Monday, November 16, 2009

staring at a clean white page

I had poetry written in this space that I now type over. It was the poetry of a (writer) who is stuck between here and there and over here and under there for the last few months. But I'm back...far far back.

So far back, my music taste has returned to genres and bands that first excited me at 14. It's not a perpetuating state of nostalgia but rather a rediscovery. A rediscovery that has also opened me up to the greats in the scene right now. It's a kind of mini-life crisis (I suppose) compelling me to listen to bands, such as Senses Fail, and wonder if I've actually outgrown that girl on the school bus with her discman.

Perhaps I don't have to.

I used that discman (courtesy of my broken iPod) on my commute from Kamloops to Vic last weekend. My head phones are the vector to sanity. My discman hums in my lap as the bus hums over the highway. Powerlines swooping and soaring outside the window to the tempo of a Bright Eyes and A Day to Remember mixed CD (Yes, I realize the genre disparity between those two bands.) Life makes more sense on the bus with my headphones on and a pen in my hand.
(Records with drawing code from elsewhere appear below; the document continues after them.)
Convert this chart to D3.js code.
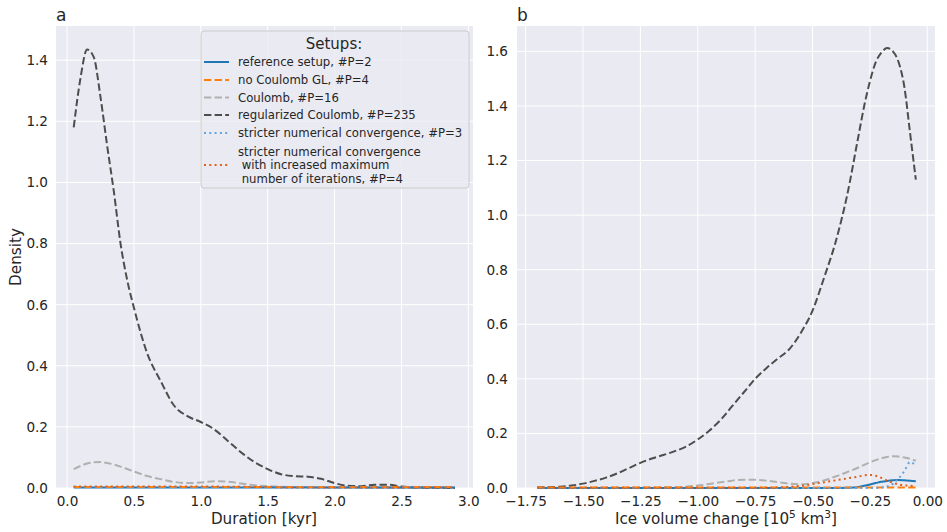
<!DOCTYPE html>
<html>
<head>
<meta charset="utf-8">
<script src="https://cdn.jsdelivr.net/npm/d3@7"></script>
<style>
  body { margin: 0; background: #fff; }
  svg text { font-family: "DejaVu Sans", sans-serif; fill: #262626; }
</style>
</head>
<body>
<svg id="chart" width="947" height="532"></svg>
<script>
// panel a: duration [kyr]
var durX = [0.05, 0.1, 0.15, 0.2, 0.25, 0.3, 0.35, 0.4, 0.45, 0.5, 0.6, 0.7, 0.8, 0.9, 1.0, 1.1, 1.2, 1.3, 1.4, 1.5, 1.6, 1.7, 1.8, 1.9, 2.0, 2.1, 2.2, 2.3, 2.4, 2.5, 2.6, 2.7, 2.8, 2.9];
var durRef      = [0.002, 0.002, 0.002, 0.002, 0.002, 0.002, 0.002, 0.002, 0.002, 0.002, 0.002, 0.002, 0.002, 0.002, 0.002, 0.002, 0.002, 0.002, 0.002, 0.002, 0.002, 0.002, 0.002, 0.002, 0.002, 0.002, 0.002, 0.002, 0.002, 0.002, 0.002, 0.002, 0.002, 0.002];
var durNoGL     = [0.003, 0.003, 0.003, 0.003, 0.003, 0.003, 0.003, 0.003, 0.003, 0.003, 0.003, 0.003, 0.003, 0.003, 0.003, 0.003, 0.003, 0.003, 0.003, 0.003, 0.003, 0.003, 0.003, 0.003, 0.003, 0.003, 0.003, 0.003, 0.003, 0.003, 0.003, 0.003, 0.003, 0.003];
var durCoulomb  = [0.062, 0.072, 0.08, 0.084, 0.085, 0.082, 0.077, 0.07, 0.062, 0.054, 0.039, 0.029, 0.02, 0.016, 0.018, 0.022, 0.021, 0.015, 0.009, 0.006, 0.004, 0.003, 0.003, 0.002, 0.002, 0.002, 0.001, 0.001, 0.001, 0.001, 0.001, 0.001, 0.001, 0.001];
var durReg      = [1.18, 1.34, 1.435, 1.41, 1.28, 1.12, 0.97, 0.8, 0.68, 0.59, 0.44, 0.35, 0.27, 0.235, 0.216, 0.192, 0.155, 0.117, 0.085, 0.062, 0.045, 0.039, 0.037, 0.03, 0.016, 0.007, 0.006, 0.011, 0.011, 0.005, 0.002, 0.001, 0.0005, 0.0003];
var durStrict   = [0.003, 0.003, 0.003, 0.003, 0.003, 0.003, 0.003, 0.003, 0.003, 0.003, 0.003, 0.003, 0.003, 0.003, 0.003, 0.003, 0.003, 0.003, 0.003, 0.003, 0.003, 0.003, 0.003, 0.003, 0.003, 0.003, 0.003, 0.003, 0.003, 0.003, 0.002, 0.002, 0.002, 0.002];
var durStrictIt = [0.005, 0.005, 0.005, 0.005, 0.005, 0.005, 0.005, 0.005, 0.005, 0.005, 0.005, 0.005, 0.005, 0.005, 0.005, 0.005, 0.004, 0.004, 0.003, 0.003, 0.002, 0.002, 0.002, 0.002, 0.002, 0.002, 0.002, 0.002, 0.002, 0.002, 0.002, 0.002, 0.002, 0.002];

// panel b: ice volume change [10^5 km^3]
var volX = [-1.7, -1.65, -1.6, -1.55, -1.5, -1.45, -1.4, -1.35, -1.3, -1.25, -1.2, -1.15, -1.1, -1.05, -1.0, -0.95, -0.9, -0.85, -0.8, -0.75, -0.7, -0.65, -0.6, -0.55, -0.5, -0.45, -0.4, -0.35, -0.3, -0.275, -0.25, -0.225, -0.2, -0.175, -0.15, -0.125, -0.1, -0.075, -0.05];
var volRef      = [0, 0, 0, 0, 0, 0, 0, 0, 0, 0, 0, 0, 0, 0, 0, 0, 0, 0, 0, 0, 0, 0, 0, 0, 0, 0, 0, 0.001, 0.004, 0.008, 0.013, 0.018, 0.023, 0.026, 0.028, 0.029, 0.028, 0.027, 0.025];
var volNoGL     = [0.002, 0.002, 0.002, 0.002, 0.002, 0.002, 0.002, 0.002, 0.002, 0.002, 0.002, 0.002, 0.002, 0.002, 0.002, 0.002, 0.002, 0.002, 0.002, 0.002, 0.002, 0.002, 0.002, 0.002, 0.002, 0.002, 0.002, 0.002, 0.002, 0.002, 0.002, 0.002, 0.002, 0.002, 0.002, 0.002, 0.002, 0.002, 0.002];
var volCoulomb  = [0.001, 0.001, 0.001, 0.001, 0.001, 0.001, 0.001, 0.001, 0.001, 0.001, 0.001, 0.002, 0.003, 0.005, 0.009, 0.015, 0.021, 0.027, 0.03, 0.03, 0.027, 0.021, 0.016, 0.014, 0.018, 0.028, 0.042, 0.058, 0.075, 0.085, 0.094, 0.102, 0.109, 0.114, 0.116, 0.115, 0.112, 0.107, 0.1];
var volReg      = [0.002, 0.003, 0.005, 0.009, 0.016, 0.026, 0.038, 0.054, 0.073, 0.092, 0.108, 0.121, 0.135, 0.152, 0.178, 0.21, 0.25, 0.3, 0.35, 0.4, 0.44, 0.475, 0.51, 0.57, 0.65, 0.77, 0.9, 1.07, 1.29, 1.4, 1.49, 1.56, 1.595, 1.612, 1.6, 1.56, 1.47, 1.3, 1.13];
var volStrict   = [0, 0, 0, 0, 0, 0, 0, 0, 0, 0, 0, 0, 0, 0, 0, 0, 0, 0, 0, 0, 0, 0, 0, 0, 0, 0, 0, 0, 0, 0, 0, 0, 0.002, 0.006, 0.015, 0.035, 0.062, 0.095, 0.082];
var volStrictIt = [0.001, 0.001, 0.001, 0.001, 0.001, 0.001, 0.001, 0.001, 0.001, 0.001, 0.001, 0.001, 0.001, 0.001, 0.001, 0.001, 0.001, 0.001, 0.001, 0.001, 0.001, 0.002, 0.004, 0.008, 0.014, 0.021, 0.028, 0.035, 0.042, 0.046, 0.048, 0.045, 0.037, 0.027, 0.019, 0.013, 0.01, 0.008, 0.007];

var durTicks = [0, 0.5, 1, 1.5, 2, 2.5, 3];
var volTicks = [-1.75, -1.5, -1.25, -1, -0.75, -0.5, -0.25, 0];

var setups = [
    {label: ["reference setup, #P=2"], color: "#1f77b4", dash: null},
    {label: ["no Coulomb GL, #P=4"], color: "#ff7f0e", dash: "7.4,3.2"},
    {label: ["Coulomb, #P=16"], color: "#b0b0b0", dash: "7.4,3.2"},
    {label: ["regularized Coulomb, #P=235"], color: "#4d4d4d", dash: "7.4,3.2"},
    {label: ["stricter numerical convergence, #P=3"], color: "#65a3dc", dash: "2,3.3"},
    {label: ["stricter numerical convergence", " with increased maximum", " number of iterations, #P=4"], color: "#e0601a", dash: "2,3.3"}
];
var durSeries = [durRef, durNoGL, durCoulomb, durReg, durStrict, durStrictIt];
var volSeries = [volRef, volNoGL, volCoulomb, volReg, volStrict, volStrictIt];

var svg = d3.select("#chart");
var plotTop = 26, plotBottom = 488;

function panel(opts) {
    var x = d3.scaleLinear().domain(opts.xDomain).range([opts.left, opts.right]);
    var y = d3.scaleLinear().domain(opts.yDomain).range([plotBottom, plotTop]);
    var g = svg.append("g");

    g.append("rect")
        .attr("x", opts.left).attr("y", plotTop)
        .attr("width", opts.right - opts.left).attr("height", plotBottom - plotTop)
        .attr("fill", "#eaeaf2");

    // grid
    g.append("g").selectAll("line")
        .data(opts.xTicks).enter().append("line")
        .attr("x1", d => x(d)).attr("x2", d => x(d))
        .attr("y1", plotTop).attr("y2", plotBottom)
        .attr("stroke", "#fff").attr("stroke-width", 1);
    g.append("g").selectAll("line")
        .data(opts.yTicks).enter().append("line")
        .attr("x1", opts.left).attr("x2", opts.right)
        .attr("y1", d => y(d)).attr("y2", d => y(d))
        .attr("stroke", "#fff").attr("stroke-width", 1);

    var xAxis = d3.axisBottom(x).tickValues(opts.xTicks).tickSize(0).tickPadding(8)
        .tickFormat(d => opts.xFmt(d).replace("-", "\u2212"));
    g.append("g").attr("transform", "translate(0," + plotBottom + ")").call(xAxis)
        .call(s => s.select(".domain").remove())
        .selectAll("text").style("font-size", "13.6px").attr("fill", "#262626");

    var yAxis = d3.axisLeft(y).tickValues(opts.yTicks).tickSize(0).tickPadding(opts.left - opts.yLabelEnd)
        .tickFormat(d3.format(".1f"));
    g.append("g").attr("transform", "translate(" + opts.left + ",0)").call(yAxis)
        .call(s => s.select(".domain").remove())
        .selectAll("text").style("font-size", "13.6px").attr("fill", "#262626");

    var line = d3.line().x(p => x(p[0])).y(p => y(p[1])).curve(d3.curveMonotoneX);
    var order = [2, 3, 0, 1, 4, 5];
    order.forEach(function (i) {
        var pts = opts.xs.map((v, k) => [v, opts.series[i][k]]);
        g.append("path")
            .datum(pts)
            .attr("d", line)
            .attr("fill", "none")
            .attr("stroke", setups[i].color)
            .attr("stroke-width", 2)
            .attr("stroke-dasharray", setups[i].dash);
    });

    g.append("text").attr("x", opts.left).attr("y", 21)
        .style("font-size", "17px").text(opts.title);

    return g;
}

panel({
    left: 56, right: 473, xDomain: [-0.0825, 3.035], yDomain: [0, 1.512],
    xTicks: durTicks, yTicks: [0, 0.2, 0.4, 0.6, 0.8, 1.0, 1.2, 1.4],
    xFmt: d3.format(".1f"), yLabelEnd: 48,
    xs: durX, series: durSeries, title: "a"
});
panel({
    left: 517, right: 935, xDomain: [-1.7875, 0.0335], yDomain: [0, 1.693],
    xTicks: volTicks, yTicks: [0, 0.2, 0.4, 0.6, 0.8, 1.0, 1.2, 1.4, 1.6],
    xFmt: d3.format(".2f"), yLabelEnd: 508,
    xs: volX, series: volSeries, title: "b"
});

// axis labels
svg.append("text").attr("x", 264).attr("y", 524).attr("text-anchor", "middle")
    .style("font-size", "15.2px").text("Duration [kyr]");
var xl = svg.append("text").attr("x", 726).attr("y", 524).attr("text-anchor", "middle")
    .style("font-size", "15.2px");
xl.append("tspan").text("Ice volume change [10");
xl.append("tspan").attr("dy", -6).style("font-size", "10.6px").text("5");
xl.append("tspan").attr("dy", 6).text(" km");
xl.append("tspan").attr("dy", -6).style("font-size", "10.6px").text("3");
xl.append("tspan").attr("dy", 6).text("]");
svg.append("text").attr("transform", "translate(21,257) rotate(-90)").attr("text-anchor", "middle")
    .style("font-size", "15.2px").text("Density");

// legend
var lg = svg.append("g");
lg.append("rect").attr("x", 201).attr("y", 31).attr("width", 268).attr("height", 157)
    .attr("rx", 3).attr("fill", "#eaeaf2").attr("fill-opacity", 0.8)
    .attr("stroke", "#cccccc").attr("stroke-width", 1);
lg.append("text").attr("x", 334).attr("y", 48.5).attr("text-anchor", "middle")
    .style("font-size", "15px").text("Setups:");
var rowY = [62, 80, 97.5, 115, 133, 165];
setups.forEach(function (s, i) {
    var cy = rowY[i];
    lg.append("line").attr("x1", 204).attr("x2", 229).attr("y1", cy).attr("y2", cy)
        .attr("stroke", s.color).attr("stroke-width", 2)
        .attr("stroke-dasharray", s.dash);
    var n = s.label.length;
    s.label.forEach(function (t, k) {
        lg.append("text").attr("x", 238).attr("y", cy + 4.2 + (k - (n - 1) / 2) * 13.5)
            .style("font-size", "11.7px").style("white-space", "pre").text(t);
    });
});
</script>
</body>
</html>
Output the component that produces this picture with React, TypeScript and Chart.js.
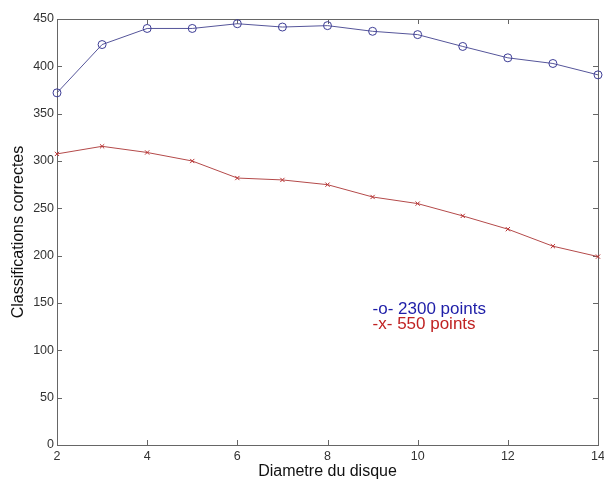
import React, { useEffect, useRef } from "react";
import { Chart, registerables } from "chart.js";

Chart.register(...registerables);

const diameters = [2, 3, 4, 5, 6, 7, 8, 9, 10, 11, 12, 13, 14];
const points2300 = [372, 423, 440, 440, 445, 441.5, 443, 437, 433.5, 421, 409, 403, 391];
const points550 = [307.5, 315.5, 309, 300, 282, 280, 275, 262, 255, 242, 228, 210, 199];
const legendLines = ["-o- 2300 points", "-x- 550 points"];
const legendColors = ["#1e1ea8", "#c02222"];
const xTitle = "Diametre du disque";
const yTitle = "Classifications correctes";

const FONT = "'Liberation Sans', Arial, sans-serif";

const framePlugin = {
  id: "frame",
  beforeDatasetsDraw(chart: any) {
    const { ctx, chartArea, scales } = chart;
    const { left, right, top, bottom } = chartArea;
    const x = scales.x;
    const y = scales.y;
    ctx.save();
    ctx.strokeStyle = "#666";
    ctx.lineWidth = 1;
    ctx.strokeRect(Math.round(left) + 0.5, Math.round(top) + 0.5, Math.round(right - left), Math.round(bottom - top));
    const tl = 5;
    ctx.beginPath();
    x.ticks.forEach((t: any) => {
      const px = Math.round(x.getPixelForValue(t.value)) + 0.5;
      ctx.moveTo(px, bottom);
      ctx.lineTo(px, bottom - tl);
      ctx.moveTo(px, top);
      ctx.lineTo(px, top + tl);
    });
    y.ticks.forEach((t: any) => {
      const py = Math.round(y.getPixelForValue(t.value)) + 0.5;
      ctx.moveTo(left, py);
      ctx.lineTo(left + tl, py);
      ctx.moveTo(right, py);
      ctx.lineTo(right - tl, py);
    });
    ctx.stroke();
    ctx.restore();
  },
  afterDraw(chart: any) {
    const { ctx, scales } = chart;
    const opts = chart.options.plugins.frame;
    const px = scales.x.getPixelForValue(opts.legendX);
    const py = scales.y.getPixelForValue(opts.legendY);
    ctx.save();
    ctx.font = `17px ${FONT}`;
    ctx.textBaseline = "middle";
    ctx.textAlign = "left";
    legendLines.forEach((line, i) => {
      ctx.fillStyle = legendColors[i];
      ctx.fillText(line, px, py + i * 15);
    });
    ctx.restore();
  },
};

export default function App() {
  const ref = useRef<HTMLCanvasElement>(null);
  useEffect(() => {
    if (!ref.current) return;
    const chart = new Chart(ref.current, {
      type: "line",
      data: {
        labels: diameters,
        datasets: [
          {
            label: legendLines[0],
            data: diameters.map((d, i) => ({ x: d, y: points2300[i] })),
            borderColor: "#55559a",
            borderWidth: 1,
            pointStyle: "circle",
            pointRadius: 4,
            pointBorderColor: "#3c3c95",
            pointBackgroundColor: "rgba(0,0,0,0)",
            pointBorderWidth: 1,
            clip: false,
          },
          {
            label: legendLines[1],
            data: diameters.map((d, i) => ({ x: d, y: points550[i] })),
            borderColor: "#b44a4a",
            borderWidth: 1,
            pointStyle: "crossRot",
            pointRadius: 3,
            pointBorderColor: "#b83030",
            pointBorderWidth: 1,
            clip: false,
          },
        ],
      } as any,
      options: {
        animation: false,
        responsive: false,
        maintainAspectRatio: false,
        layout: { padding: { top: 19, right: 6, left: 0, bottom: 0 } },
        plugins: {
          legend: { display: false },
          tooltip: { enabled: false },
          frame: { legendX: 9, legendY: 143 },
        } as any,
        scales: {
          x: {
            type: "linear",
            min: 2,
            max: 14,
            grid: { display: false, drawTicks: false },
            border: { display: false },
            ticks: { stepSize: 2, padding: 4, color: "#333", font: { family: FONT, size: 12.5 }, maxRotation: 0 },
            title: { display: true, text: xTitle, color: "#111", font: { family: FONT, size: 16 }, padding: { top: 0, bottom: 0 } },
            afterFit: (s: any) => { s.height = 36; s.paddingRight = 0; s.paddingLeft = 0; },
          },
          y: {
            type: "linear",
            min: 0,
            max: 450,
            grid: { display: false, drawTicks: false },
            border: { display: false },
            ticks: { stepSize: 50, padding: 3, color: "#333", font: { family: FONT, size: 12.5 } },
            title: { display: true, text: yTitle, color: "#111", font: { family: FONT, size: 16 }, padding: { top: 9, bottom: 0 } },
            afterFit: (s: any) => { s.width = 57; s.paddingTop = 0; s.paddingBottom = 0; },
          },
        },
      } as any,
      plugins: [framePlugin],
    });
    return () => chart.destroy();
  }, []);
  return (
    <div style={{ position: "absolute", left: 0, top: 0, width: 604, height: 481, background: "#fff" }}>
      <canvas ref={ref} width={604} height={481} />
    </div>
  );
}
My dreams are becoming realized but I'm too busy to appreciate it.
No matter my other interests, my passion is fueled by sounds and those who work with sounds. The artists, the industry, the writers. The Writers. THE WRITERS.
I'm the Renegade Radio Editor and my first issue is coming out in January. These past couple months have been a super steep learning curve: contacting labels, publicists, musicians, coordinating interviews, setting up writers, editing and sooooo many emails. My favourite part is the interviews.

On Halloween I interviewed We Are the City. (I'll add the link to the story once it's on our RR website.) Olivia came with me and the whole night was more fun because I had an interview. When I was 14, going to the show was enough. But now, especially partaking in a scene I didn't grow up in, it's great to have another purpose when I attend shows. The guys were super sweet and the story wrote itself (unlike all my essays and term papers...urgh.)

Saturday night was The Stills, Girl Talk and K-Os. I emailed Arts and Crafts ( <3!) and landed an interview with The Stills. Of course, a time wasn't confirmed so I had to show up early. I scored media passes for Jeff and I then worked on getting the interview. After talking to tons of people, witnessing roadies assemble the stage, and eventually getting the road manager, we sit down with Tim Fletcher. He was cool, well-spoken and at times relatively profound. We chatted arts, culture,

The more I engage in the music journalism realm, the less I'm intrigued by other careers I thought I wanted to pursue. While I love my journalism class (because my prof (S.Holman) is brilliant in his field), the main thing I've learned is that hard news/political journalism is not my beat. Nope. I suppose that's why we start playing dressup in kindergarten. That way, by the time we hit university we're ready to try on careers (and learn if we can actually play our roles).

In fact the only writing I do (that gives me satisfaction) is for my Writing 336 class (Long Creative Non-Fiction). I'm working on a book. It's part narrative/cultural criticism/history of the Kamloops music scene. One chapter nearly finished! 10 more to go! As my narrative progresses sequentially over summer 09, I'm forced to re-analyze how I've arrived where I am. How the sounds and players shaped the music scene. It's fun, but a huge risk.

I'm not sure if I'm a writer; I know I'm compelled to write. I'm fascinated and motivated by social justice studies but my heartbeat is still synchronized with sound. I want to interview Wilco, Tom Gabel, A Day To Remember.

Art is a risk. We're all artists. We're all writers. Writers write letters. Writers compose songs, scribble poems, rewrite blogs that are deleted at 2 am. Writers crack open a beer or pour a glass of wine at midnight before an 830 journalism class. Not that all writers drink. But many do.

I'm hunched over a typewriter I guess you'd call that painting in a cave And there's a word I can't remember And a feeling I cannot escape And now my ashtray's overflowing I'm still staring at a clean white page Oh, and morning's at my window And she is sending me to bed again.